Last Monday, the ICC once again referred African countries to the Council for refusing to cooperate on the arrest of Bashir. This time it was Uganda and Djibouti, which hosted Bashir in May. Less than a week after this referral, the Sudanese President was welcomed with open arms to the African Union summit taking place in Rwanda which, unlike Uganda and Djibouti, has not signed the Treaty of Rome (founding treaty of the ICC).
Also in the transitional justice news was the Special Tribunal for Lebanon (STL), which last Monday decided to drop its case against Hezbollah military boss Mustafa Badreddine, finally recognizing that he was killed in Syria. Badreddine is accused of being the “brains” behind the 2005 assassination in Beirut of former Lebanese Prime Rafic Hariri. According to Hezbollah, Badreddine was killed in an explosion near Damascus airport on May 12, the circumstances of which are still unclear. He was one of the five accused persons whose trial in absentia opened at the STL in January 2014.

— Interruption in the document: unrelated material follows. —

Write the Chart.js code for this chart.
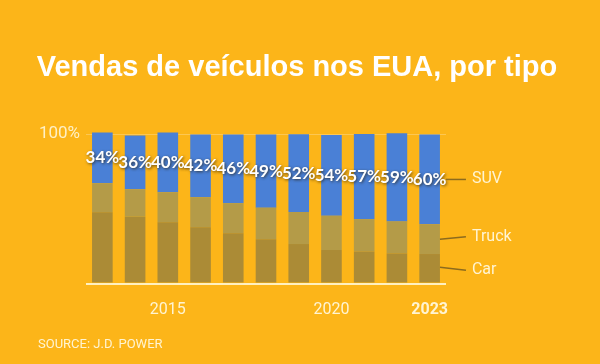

Finally to Tunisia, where the government seems to be endangering a transitional justice process in which people have placed much hope. The draft law on “economic and financial reconciliation”, which has met strong opposition ever since it was presented by President Beji Caied Essebsi on July 14, 2015, has resurfaced. “The Bill proposes to drop prosecution or serving of sentences for public officials and state employees who misused and embezzled public funds,” writes our Tunis correspondent Olfa Belhasine. National and international NGOs have again mobilized as they did last year to try and stop the Bill which, if passed, “would sabotage the mechanism Tunisia already put in place to address economic crimes through a mix of public truth-telling, restitution, and judicial flexibility”, says Human Rights Watch.